Unit 1.2 – Phase changes

In order for a phase change to occur, there must be a change in energy. Heat can be given off by the compound or taken in depending which phase change it will undergo.

Endothermic reaction

When heat or energy from the surrounding enters the system (compound). The result would cause a loss of heat in the surrounding making it cooler than before.

Example of this is when barium hydroxide is reacted with ammonium thiocyanate. The exterior becomes “cold” because heat is taken away from the outside to enter the system for the reaction.

Another example is making ice cream with salt and ice. When salt causes the melting of the ice cubes, the process of melting is an endothermic reaction. The heat from the surrounding area, in this case, the liquid milk is taken away making the liquid milk drop in temperature.  The milk will eventually get below 0C to freeze into ice-cream.

Exothermic reaction

When heat is given off during the reaction to the surrounding area. This results in the warming of the surrounding area.

Example is when you mix sulfuric acid with water. The container / beaker will get warm because heat is given off.


Recall, solids are tightly packed, with high density and the particles vibrate in their own position. If energy is placed into the solid, the particles will gain more energy causing the vibrations to intensify.

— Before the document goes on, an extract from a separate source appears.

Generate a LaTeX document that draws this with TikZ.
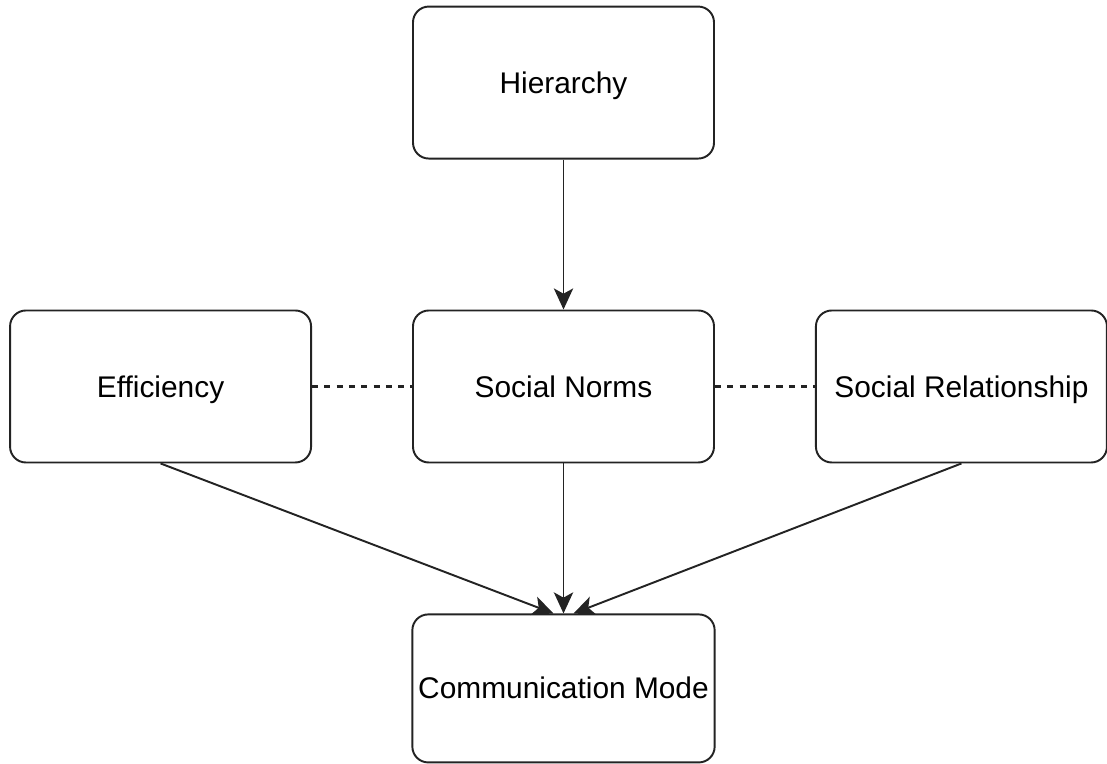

Once they vibrate faster, it will break apart the intermolecular attraction between the atoms causing the particles to enter the next phase.


  • When energy is added, the particles become more excited and therefore move faster.
  • As they move faster, they collide more, causing the intermolecular forces to break down and a change of state results.
  • The energy being used is called kinetic energy
  • As a solid is heated (energy is absorbed), the forces of attraction between the particles of the crystal are slowly overcome, allowing some particles to move more freely.

Freezing Point

Freezing point is the opposite of melting point where liquid solidifies into a solid. In order for a liquid to change into a solid, the particles must slow down, thus, energy must be “taken out” or leave the system.

  • the temperature at which a liquid solidifies into a solid.
  • the particles begin to slow down and the forces of attraction between the particles, or intermolecular forces begin to increase and take hold. Energy is lost to the surroundings


Vaporization is when liquid is changed into gas. In order for vaporization and evaporation to occur, vapour pressure must be understood and defined.

Vapour pressure varies from liquid to liquid and varies with temperature. Vapour pressure is the pressure the liquid molecules exert to escape to the gas phase. In a closed container, there is not change in pressure inside the system. Thus, there is a dynamic equilibrium of liquid molecules entering the gas phase and gas phase condensing to the liquid phase. This dynamic equilibrium is the equal number of particles changing phases. We don’t normally see water suddenly boil or evaporate because our atmosphere has pressure. Our atmosphere contains air molecules that act as the atmospheric pressure. Therefore, the higher the atmospheric pressure, the more difficult for the liquid to vaporize. However, if the atmospheric were to lower, then there are less air molecules “sitting” on top of the liquid, making it easier for the liquid to vapourize.


Vaporization: is the endothermic (heat is put into the system or object) process by which a liquid changes to a gas or vapour

  • It includes evaporation and boiling.

Evaporation happens below the boiling point while boiling requires temperature (heat)

  • In order to understand evaporation and vapourization, vapour pressure must be understood.
  • In liquids, there is a pressure that is exerted from the molecules.
  • But the molecules (from the liquid) can’t vaporize because there is also air molecules keeping them in the phase.
  • In order for evaporation to occur, the molecules in the liquid must overcome the air molecule or air pressure. Thus, if the air pressure drops, evaporation can occur easier.
  • In boiling, heat is needed. Heat causes the molecules to move faster, thus exceeding the intermolecular forces, boils.


  • Evaporation occurs when some particles on the surface of the liquid have enough energy to overcome the forces of attraction between the liquid particles.
  • Evaporation takes the energy from the surroundings, excites molecules and eventually changes into vapor.

So explain why it feels cold when your body is wet?

Explain the why it feels cold when alcohol is placed on your hand? Also why it disappears faster than water? What can you conclude about the vapour pressure of alcohol compared to water?


  • Condensation: is the exothermic process by which a gas or vapour becomes a liquid
  • Vaporization and Condensation are said to be in a dynamic equilibrium with one another
  • This means that in a closed system,

the rate of vaporization = rate of condensation

  • In other words, the particles escaping as gas equal the particles returning as liquid
  • Therefore, the level of the liquid will not change at constant temperature.

Sublimation: is the endothermic change from a solid to a gas or vapour without passing through the liquid state

ex: dry ice (solid CO2) and solid iodine

Deposition: is the exothermic change directly from gas to solid skipping the liquid state.